Thursday, December 11, 2014

DOTC Gender and Transportation Summit: Accelerating Equitable Development Through Inclusive Mobility

Wazzup Pilipinas!

"Like any good deed, gender equality should start at home" says Department of Transportation and Communications (DOTC) Secretary Jun Abaya in his first statements of the closing remarks speech he gave at the Gender and Transportation Summit, a milestone in the history of the transportation sector, held at the Philippine International Convention Center last November 17 and 18, 2014.

Secretary Abaya was grateful for the representatives from the private sector who took time out to participate in the gender equality and transportation activity. This is the first time that the transportation sector would join hands and put into writing the various commitments to advance gender equality of each of the transport sub-sectors - the road, railways, civil aviation and maritime.

He also recognized the efforts of Director Quiogue and Assistant Secretary Lantin for their valuable contributions in the preparation, coordination and setting up of the activities involved in the Gender and Transportation Summit.

Below are statements grabbed from his speech done on the second day and con concluding hours of the summit before the signing of MOUs took place. Some of the statements were re-arranged in order to give a clearer presentation of facts. We also removed some of his other statements that we feel are no longer necessary.

In this modern age, gender equality should indeed be a strong advocacy especially for the transportation sector. Husbands should take care of their wives, and wives should ensure the husbands are not underneath their skirts (under-de-saya). Like any good trait, gender equality goes both ways. If we do not agree to wife-beating, there shouldn't be husband beating happening. At the end of the day, beating should not happen at home. Gender equality should not always favor the women. We should take a second look of our rules as regards to weighing the right, privileges and access of women. Women liberals would also assert "Don't look after us, we can fend on our own, we can stand on our feet, we can assert ourselves."

Women play different roles in their everyday lives. These roles are very different from men. Because of these differences, it is only logical that differences in the needs and concerns between the two arise. Thus, for transport plan, programs, activities, and projects to be responsive, they must take into consideration these gender differences. When these transport services and infrastructures address the needs and concerns of both men and women, the transportation sector has fulfilled a much higher objective. It becomes enabling, it becomes empowering.

Hence the signing of each sub-sector's respective MOUs, MOAs and manifesto of support  between the department, its agencies and other government offices and their private sector counterparts and partners in the different transport sub-sectors is a positive development in our attempt to close the gender disparity. These documents will integrate gender concerns into the development plans, programs and projects of the transport sector. Doing this will ease the burden confronted by the women and thus will enable them to pursue their highest strategic needs, and such a state will therefore promote gender equality and empowerment which ultimately leads to a better quality of life for both men and women. Together they may freely participate in the task of nation-building.

"My brotherly advise, let us go beyond mother hood, fatherhood statements and be really specific with the recommendations so we could clearly act on them and really push this advocacy forward." says Secretary Abaya.

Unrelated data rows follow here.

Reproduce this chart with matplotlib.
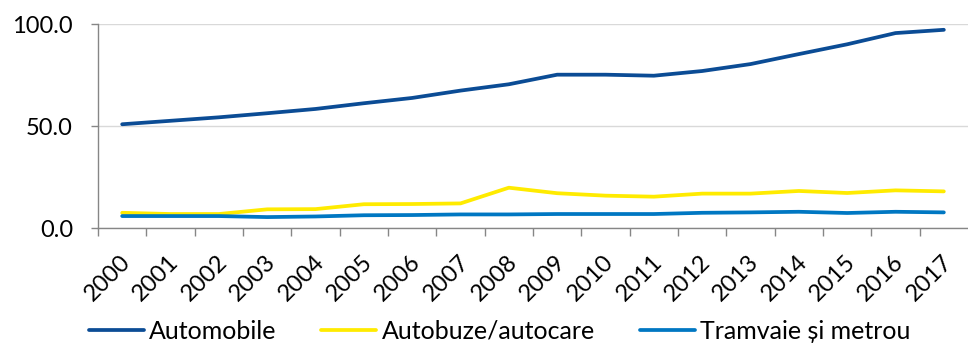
import numpy as np
import matplotlib
matplotlib.use('Agg')
import matplotlib.pyplot as plt
import matplotlib.transforms as mtransforms

plt.rcParams['font.family'] = ['Lato', 'DejaVu Sans']

years = [str(y) for y in range(2000, 2018)]
automobile = [51.0, 52.7, 54.4, 56.4, 58.5, 61.3, 63.9, 67.5, 70.6, 75.3,
              75.3, 74.8, 77.1, 80.5, 85.4, 90.2, 95.7, 97.3]
autobuze = [7.6, 7.0, 7.0, 9.3, 9.4, 11.8, 11.9, 12.2, 19.9, 17.2,
            16.0, 15.5, 17.0, 17.0, 18.3, 17.3, 18.6, 18.1]
tramvaie = [6.0, 6.0, 6.0, 5.5, 5.8, 6.4, 6.5, 6.8, 6.8, 7.0,
            7.0, 7.0, 7.6, 7.8, 8.1, 7.5, 8.1, 7.8]
series_names = ['Automobile', 'Autobuze/autocare', 'Tramvaie și metrou']
colors = ['#0B4C95', '#FFEB00', '#0077C2']

fig = plt.figure(figsize=(9.68, 3.47), dpi=100)
ax = fig.add_axes([98 / 968, (347 - 228.3) / 347, 1 - 98 / 968, 204 / 347])

x = np.arange(len(years))
for vals, name, c in zip([automobile, autobuze, tramvaie], series_names, colors):
    ax.plot(x, vals, color=c, linewidth=2.7, label=name, solid_capstyle='round')

ax.set_xlim(-0.5, 17.5)
ax.set_ylim(0, 100)
ax.set_yticks([0, 50, 100])
ax.set_yticklabels(['0.0', '50.0', '100.0'], fontsize=17)
ax.set_xticks(x)
ax.set_xticklabels(years, fontsize=17, rotation=45, ha='right', va='center',
                   rotation_mode='anchor')
ax.set_xticks(np.arange(-0.5, 17.5, 1), minor=True)
ax.tick_params(axis='x', which='major', length=0, pad=22)
ax.tick_params(axis='x', which='minor', length=6, color='#868686', width=1)
ax.tick_params(axis='y', length=5, color='#868686', width=1, pad=13)

# nudge the rotated year labels a little to the right
shift = mtransforms.ScaledTranslation(5 / 100, 0, fig.dpi_scale_trans)
for lbl in ax.get_xticklabels():
    lbl.set_transform(lbl.get_transform() + shift)

ax.grid(axis='y', color='#D9D9D9', linewidth=1)
ax.set_axisbelow(True)
for side in ['top', 'right']:
    ax.spines[side].set_visible(False)
for side in ['left', 'bottom']:
    ax.spines[side].set_color('#868686')
    ax.spines[side].set_linewidth(1)
ax.spines['bottom'].set_zorder(3)

fig.legend(loc='center', bbox_to_anchor=(0.516, 0.045), ncol=3, frameon=False,
           fontsize=18, handlelength=2.2, handletextpad=0.2, columnspacing=1.8,
           borderpad=0.1)

fig.savefig('out.png', dpi=100)
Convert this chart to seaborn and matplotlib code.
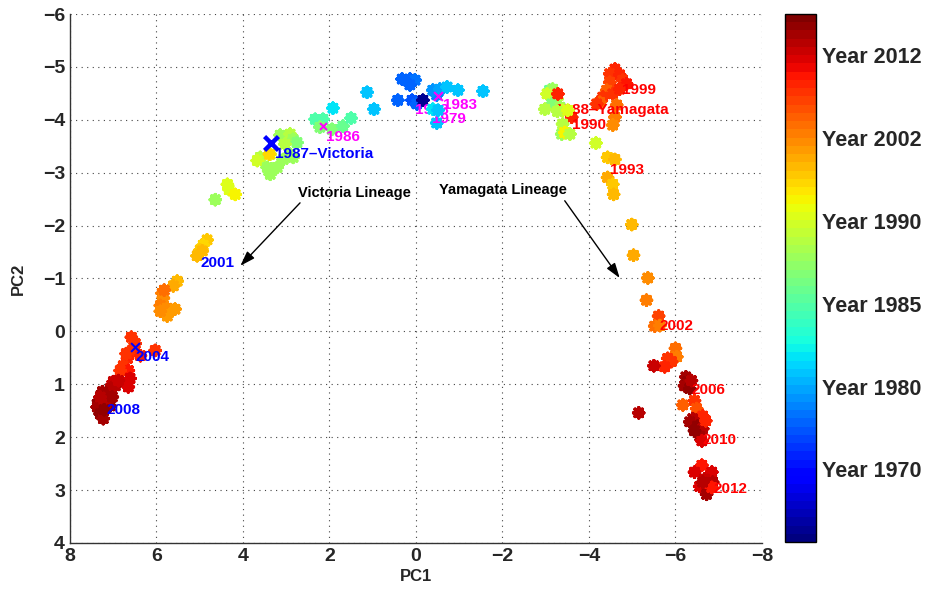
import numpy as np
import pandas as pd
import matplotlib
matplotlib.use("Agg")
import matplotlib.pyplot as plt
import seaborn as sns
from matplotlib.ticker import MultipleLocator, FixedLocator
from matplotlib.colors import Normalize
import matplotlib.cm as cm

# ---------------- data ----------------
pc1 = [0.32, 0.14, 0.02, 0.14, 0.42, 0.09, -0.02, -0.16, -0.48, -0.39,
       -0.55, -0.72, -0.97, -1.55, -0.48, 1.13, 0.97, 1.92,
       2.33, 2.15, 2.22, 1.94, 1.69, 1.50,
       3.14, 2.91, 2.84, 2.75, 3.03, 2.91, 3.07, 2.84, 3.37, 3.60,
       3.67, 3.44, 3.21, 3.37,
       4.36, 4.32, 4.18, 4.64,
       4.83, 4.92, 4.99, 5.06, 4.94,
       5.52, 5.61, 5.87, 5.84, 5.91, 5.75, 5.57, 5.75, 5.91, 5.82,
       6.58, 6.56, 6.67, 6.77, 6.65, 6.84, 6.37, 6.03, 6.61, 6.65, 6.49, 6.70,
       7.00, 7.07, 7.14, 7.25, 7.34, 7.37, 7.30, 7.23, 7.07, 6.95, 7.18, 7.02,
       7.30, 6.88, 7.21,
       -3.09, -3.16, -3.03, -3.26, -3.14, -2.98, -3.33, -3.39, -3.60,
       -3.39, -3.37, -3.44, -3.56, -3.28, -4.16,
       -4.60, -4.48, -4.71, -4.78, -4.87, -4.48, -4.41, -4.55, -4.32, -4.25,
       -4.64, -4.60, -4.55, -4.71, -4.18,
       -4.43, -4.60, -4.43, -4.55, -4.57, -4.99, -5.03, -5.36, -5.33, -5.61,
       -5.52, -5.64, -6.00, -6.03, -5.82, -5.91, -5.75, -5.50,
       -6.24, -6.28, -6.21, -6.33, -6.37, -6.17, -6.44, -5.15,
       -6.49, -6.63, -6.40, -6.33, -6.51, -6.63, -6.56, -6.61, -6.44, -6.70,
       -6.61, -6.44, -6.84, -6.67, -6.56, -6.86, -6.72, -6.84, -6.63]
pc2 = [-4.77, -4.77, -4.75, -4.66, -4.37, -4.37, -4.30, -4.37, -4.47, -4.56,
       -4.58, -4.62, -4.56, -4.54, -3.94, -4.52, -4.20, -4.22,
       -4.01, -4.01, -3.86, -3.82, -3.88, -4.03,
       -3.71, -3.73, -3.63, -3.57, -3.54, -3.35, -3.25, -3.29, -3.35, -3.29,
       -3.23, -3.10, -3.10, -2.97,
       -2.78, -2.68, -2.59, -2.49,
       -1.73, -1.63, -1.54, -1.43, -1.52,
       -0.95, -0.86, -0.72, -0.63, -0.49, -0.44, -0.42, -0.29, -0.38, -0.78,
       0.11, 0.36, 0.51, 0.65, 0.74, 0.74, 0.46, 0.36, 0.89, 1.05, 0.23, 0.42,
       0.95, 1.08, 1.22, 1.14, 1.31, 1.43, 1.56, 1.65, 1.41, 1.03, 1.37, 1.24,
       1.24, 0.93, 1.48,
       -4.56, -4.58, -4.49, -4.39, -4.30, -4.20, -4.24, -4.18, -4.05,
       -3.92, -3.73, -3.76, -3.73, -4.49, -3.56,
       -4.96, -4.87, -4.85, -4.75, -4.68, -4.71, -4.56, -4.49, -4.43, -4.33,
       -4.28, -4.05, -3.90, -4.58, -4.30,
       -3.29, -3.25, -2.91, -2.78, -2.59, -2.02, -1.44, -1.01, -0.59, -0.29,
       -0.10, -0.11, 0.32, 0.48, 0.51, 0.57, 0.67, 0.65,
       0.86, 0.95, 1.03, 1.08, 0.93, 1.39, 1.31, 1.54,
       1.46, 1.60, 1.65, 1.71, 1.79, 1.84, 1.98, 2.07, 1.88, 1.69,
       2.53, 2.66, 2.66, 2.79, 2.93, 2.85, 3.08, 2.95, 2.85]
year = [1976, 1976, 1977, 1976, 1976, 1975, 1976, 1963, 1978, 1979,
        1980, 1981, 1981, 1981, 1981, 1981, 1981, 1982,
        1985, 1985, 1987, 1987, 1986, 1985,
        1988, 1989, 1988, 1987, 1989, 1988, 1988, 1988, 1990, 1989,
        1990, 1988, 1988, 1988,
        1991, 1991, 1993, 1988,
        1997, 1996, 1997, 1998, 1998,
        1998, 1999, 2003, 2002, 2003, 2001, 2000, 2000, 2002, 2004,
        2008, 2008, 2009, 2008, 2010, 2008, 2009, 2008, 2011, 2011, 2008, 2008,
        2012, 2013, 2014, 2014, 2015, 2014, 2015, 2014, 2015, 2013, 2013, 2014,
        2013, 2012, 2015,
        1986, 1988, 1990, 1989, 1987, 1989, 1988, 1990, 2009,
        1989, 1988, 1993, 1989, 2009, 1990,
        2009, 2008, 2009, 2008, 2010, 2007, 2005, 2008, 2008, 2005,
        2004, 2003, 2001, 2009, 2008,
        1997, 1998, 1999, 1997, 1998, 1998, 1999, 2002, 2003, 2007,
        2004, 2003, 2004, 2003, 2008, 2008, 2009, 2012,
        2014, 2015, 2014, 2015, 2013, 2005, 2008, 2013,
        2006, 2009, 2013, 2014, 2015, 2013, 2014, 2011, 2015, 2009,
        2010, 2011, 2011, 2012, 2011, 2013, 2014, 2010, 2013]

# strains drawn last (on top of the labels)
front_pc1 = [-0.39, -0.51, -3.27, -3.51, 3.39]
front_pc2 = [-4.20, -4.18, -4.16, -4.18, -3.35]
front_year = [1982, 1981, 1989, 1991, 1996]

# colour bar: labelled years and their place on the bar
cbar_years = [1970, 1980, 1985, 1990, 2002, 2012]
cbar_pos = [0.138, 0.294, 0.451, 0.608, 0.765, 0.922]
anchor_years = [1961] + cbar_years + [2017]
anchor_pos = [0.0] + cbar_pos + [1.0]

# strain labels
lab_text = ["1973", "1983", "1979", "1986", "1987\u2013Victoria", "2001", "2004", "2008",
            "1988\u2013Yamagata", "1990", "1993", "1999", "2002", "2006", "2010", "2012"]
lab_x = [0.02, -0.62, -0.37, 2.08, 3.26, 4.99, 6.49, 7.16,
         -3.21, -3.60, -4.48, -4.76, -5.64, -6.37, -6.63, -6.88]
lab_y = [-4.18, -4.28, -4.01, -3.67, -3.35, -1.29, 0.48, 1.48,
         -4.18, -3.90, -3.06, -4.56, -0.10, 1.10, 2.05, 2.98]
lab_color = ["#ff00ff"] * 4 + ["#0000ff"] * 4 + ["#ff0000"] * 8

# reference strain markers
ref_x = [-0.52, 2.15, 3.35, 6.49]
ref_y = [-4.45, -3.88, -3.57, 0.29]
ref_color = ["#ff00ff", "#ff00ff", "#0000ff", "#0000ff"]
ref_size = [40, 25, 100, 40]

# lineage annotations
lin_text = ["Victoria Lineage", "Yamagata Lineage"]
lin_text_x = [1.43, -2.01]
lin_text_y = [-2.62, -2.68]
lin_tail_x = [2.68, -3.44]
lin_tail_y = [-2.43, -2.47]
lin_head_x = [4.06, -4.71]
lin_head_y = [-1.24, -1.01]

# ---------------- figure ----------------
sns.set_style("white")
plt.rcParams['font.family'] = ['Liberation Sans', 'DejaVu Sans']
plt.rcParams['font.weight'] = 'bold'

fig = plt.figure(figsize=(9.29, 5.94), dpi=100)
ax = fig.add_axes([0.0753, 0.0859, 0.7449, 0.8905])
cax = fig.add_axes([0.845, 0.0875, 0.0334, 0.889])

jet = plt.get_cmap('jet', 64)
df = pd.DataFrame({"pc1": pc1, "pc2": pc2,
                   "cval": np.interp(year, anchor_years, anchor_pos)})
df_front = pd.DataFrame({"pc1": front_pc1, "pc2": front_pc2,
                         "cval": np.interp(front_year, anchor_years, anchor_pos)})

mk = dict(palette=jet, hue_norm=(0, 1), marker=(8, 2, 0), s=52,
          linewidth=2.6, legend=False, ax=ax)
sns.scatterplot(data=df, x="pc1", y="pc2", hue="cval", zorder=3, **mk)

for t, x, y, c in zip(lab_text, lab_x, lab_y, lab_color):
    ax.text(x, y, t, color=c, fontsize=11, fontweight='bold',
            ha='left', va='center', zorder=4)

sns.scatterplot(data=df_front, x="pc1", y="pc2", hue="cval", zorder=5, **mk)

for rx, ry, rc, rs in zip(ref_x, ref_y, ref_color, ref_size):
    ax.scatter([rx], [ry], marker='x', s=rs, color=rc,
               linewidths=3.2 if rs > 60 else 1.5, zorder=6)

for t, tx, ty, x0, y0, x1, y1 in zip(lin_text, lin_text_x, lin_text_y,
                                     lin_tail_x, lin_tail_y, lin_head_x, lin_head_y):
    ax.text(tx, ty, t, fontsize=10.5, fontweight='bold', ha='center',
            va='center', color='black', zorder=6)
    ax.annotate("", xy=(x1, y1), xytext=(x0, y0),
                arrowprops=dict(arrowstyle="-|>,head_length=0.9,head_width=0.3",
                                color='black', lw=1.0, shrinkA=0, shrinkB=0),
                zorder=6)

ax.set_xlim(8, -8)
ax.set_ylim(4, -6)
ax.xaxis.set_major_locator(FixedLocator(np.arange(-8, 9, 2)))
ax.yaxis.set_major_locator(FixedLocator(np.arange(-6, 5, 1)))
ax.xaxis.set_minor_locator(MultipleLocator(0.2))
ax.yaxis.set_minor_locator(MultipleLocator(0.2))
ax.grid(True, which='major', linestyle=(0, (1, 4)), color='#444444', linewidth=0.8)
ax.tick_params(which='both', direction='in', top=False, right=False,
               labelsize=14, width=0.8, color='#333333')
ax.tick_params(which='major', length=5)
ax.tick_params(which='minor', length=2.5)
for lbl in ax.get_xticklabels() + ax.get_yticklabels():
    lbl.set_fontweight('bold')
for side in ['top', 'right']:
    ax.spines[side].set_visible(False)
for side in ['left', 'bottom']:
    ax.spines[side].set_color('#333333')
    ax.spines[side].set_linewidth(1.0)
ax.set_xlabel("PC1", fontsize=12, fontweight='bold', labelpad=3)
ax.set_ylabel("PC2", fontsize=12, fontweight='bold', labelpad=12)

# colour bar
sm = cm.ScalarMappable(norm=Normalize(0, 1), cmap=jet)
cb = fig.colorbar(sm, cax=cax)
cb.set_ticks(cbar_pos)
cb.set_ticklabels(["Year %d" % y for y in cbar_years])
cb.outline.set_linewidth(1.0)
cb.outline.set_edgecolor('black')
cax.tick_params(direction='in', length=5, width=1.0, labelsize=15.5,
                left=True, right=True, pad=4)
for lbl in cax.get_yticklabels():
    lbl.set_fontweight('bold')

fig.savefig("out.png", dpi=100)
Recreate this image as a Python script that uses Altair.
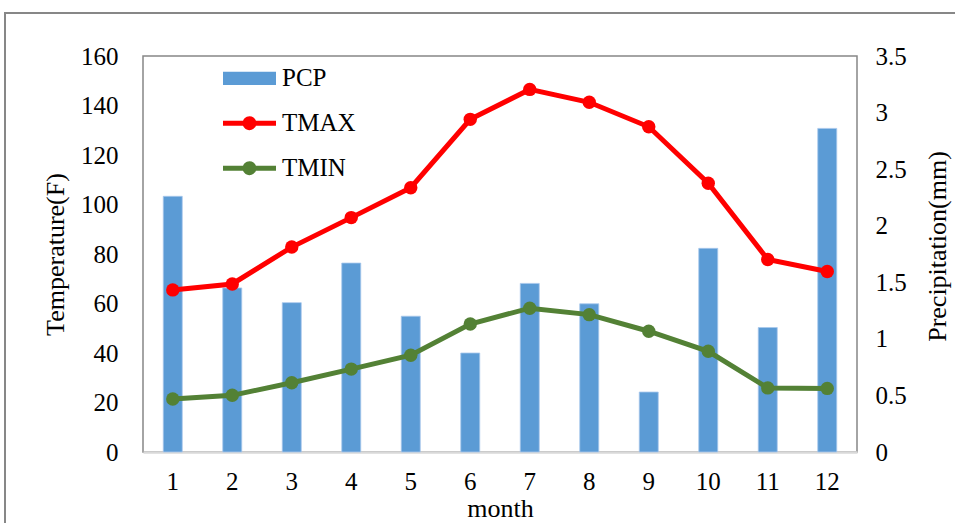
import altair as alt
import pandas as pd

# ---- data ----
months = list(range(1, 13))
pcp = [2.26, 1.45, 1.32, 1.67, 1.20, 0.875, 1.49, 1.31, 0.53, 1.80, 1.10, 2.86]
tmax = [65.5, 67.9, 82.8, 94.7, 106.8, 134.4, 146.5, 141.3, 131.4, 108.6, 77.8, 72.9]
tmin = [21.4, 22.9, 28.0, 33.5, 39.1, 51.7, 58.1, 55.5, 48.8, 40.7, 25.9, 25.7]
series_names = ["PCP", "TMAX", "TMIN"]
series_colors = ["#5B9BD5", "#FF0000", "#538135"]
temp_ticks = [0, 20, 40, 60, 80, 100, 120, 140, 160]
pcp_ticks = [0, 0.5, 1, 1.5, 2, 2.5, 3, 3.5]

bars_df = pd.DataFrame({"month": months, "value": pcp})
tmax_df = pd.DataFrame({"month": months, "value": tmax})
tmin_df = pd.DataFrame({"month": months, "value": tmin})
legend_df = pd.DataFrame({"series": series_names})
frame_df = pd.DataFrame({"k": [0]})

FONT = "Liberation Serif"
W, H = 714, 396
LBL = 25
TTL = 26

rect_path = "M-1,-0.25H1V0.25H-1Z"
line_path = ("M-1,-0.09H1V0.09H-1Z "
             "M0.26,0A0.26,0.26 0 1,1 -0.26,0A0.26,0.26 0 1,1 0.26,0Z")

color_scale = alt.Scale(domain=series_names, range=series_colors)
shape_scale = alt.Scale(domain=series_names, range=[rect_path, line_path, line_path])

x_enc = alt.X(
    "month:O",
    axis=alt.Axis(
        title="month", labelAngle=0, ticks=False, labelPadding=17,
        domainColor="#D9D9D9", domainWidth=2.5,
        labelFont=FONT, labelFontSize=LBL, labelColor="black",
        titleFont=FONT, titleFontSize=TTL, titleColor="black", titleFontWeight="normal",
        titleY=64, titleBaseline="alphabetic",
    ),
    scale=alt.Scale(paddingInner=0, paddingOuter=0),
)

temp_axis = alt.Axis(
    title="Temperature(F)", values=temp_ticks, grid=False, ticks=False, domain=False,
    labelPadding=25, labelFont=FONT, labelFontSize=LBL, labelColor="black",
    titleFont=FONT, titleFontSize=TTL, titleColor="black", titleFontWeight="normal",
    titleX=-88, titleY=H / 2, titleBaseline="middle", titleAngle=270,
)
pcp_axis = alt.Axis(
    title="Precipitation(mm)", orient="right", values=pcp_ticks, format="~g",
    grid=False, ticks=False, domain=False,
    labelPadding=18, labelFont=FONT, labelFontSize=LBL, labelColor="black",
    titleFont=FONT, titleFontSize=TTL, titleColor="black", titleFontWeight="normal",
    titleX=80, titleY=H / 2 - 8, titleBaseline="middle", titleAngle=270,
)

frame = alt.Chart(frame_df).mark_rect(
    fillOpacity=0, stroke="#878787", strokeWidth=2
).encode(
    x=alt.value(-138), x2=alt.value(1200), y=alt.value(-43), y2=alt.value(800)
)

bars = alt.Chart(bars_df).mark_bar(
    size=19, color=series_colors[0], stroke="#A8C8EC", strokeWidth=0.8
).encode(
    x=x_enc,
    y=alt.Y("value:Q", axis=pcp_axis, scale=alt.Scale(domain=[0, 3.5])),
)


def temp_layers(df, color, show_axis):
    y = alt.Y("value:Q", axis=temp_axis if show_axis else None,
              scale=alt.Scale(domain=[0, 160]))
    line = alt.Chart(df).mark_line(strokeWidth=5, color=color).encode(x=x_enc, y=y)
    pts = alt.Chart(df).mark_circle(size=180, opacity=1, color=color).encode(
        x=x_enc, y=alt.Y("value:Q", axis=None, scale=alt.Scale(domain=[0, 160])))
    return [line, pts]


leg_props = dict(
    title=None, orient="none", legendX=80, legendY=0,
    symbolSize=2809, symbolStrokeWidth=0, symbolOpacity=1,
    clipHeight=44.5, rowPadding=0, labelOffset=6,
    labelFont=FONT, labelFontSize=LBL, labelColor="black", labelLimit=300,
)
legend_layer = alt.Chart(legend_df).mark_point(filled=True, opacity=0).encode(
    color=alt.Color("series:N", scale=color_scale, legend=alt.Legend(**leg_props)),
    shape=alt.Shape("series:N", scale=shape_scale, legend=alt.Legend(**leg_props)),
)

chart = alt.layer(
    frame, bars,
    *temp_layers(tmax_df, series_colors[1], True),
    *temp_layers(tmin_df, series_colors[2], False),
    legend_layer,
).resolve_scale(
    y="independent"
).properties(
    width=W, height=H,
    autosize=alt.AutoSizeParams(type="none"),
    padding={"left": 143, "top": 56, "right": 98, "bottom": 71},
    background="white",
).configure_view(
    stroke="#878787", strokeWidth=1.5
)

chart.save("out.html", embed_options={"renderer": "svg", "actions": False})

The Secretary hoped that  "Sana huwag motherhood statement lahat." This exercise that they been working on for two days would be an exercise in futility if they end up with an MOU that is general, that is motherhood, that talks of the same nouns, adjectives that we've been accustomed to hearing in gender equality summits and conventions. I do hope that we would be more specific this time otherwise we wouldn't have pushed for this advocacy. 

Thanks to all who became partners in this initiative leading to a process that is bound to be rigorous. I am certain that with everyone's unwavering commitment and support, we would be able to uplift the lives of women to the industry we serve. My congratulations to all of them for continuing to advance the Gender Equality agenda in the transportation sector.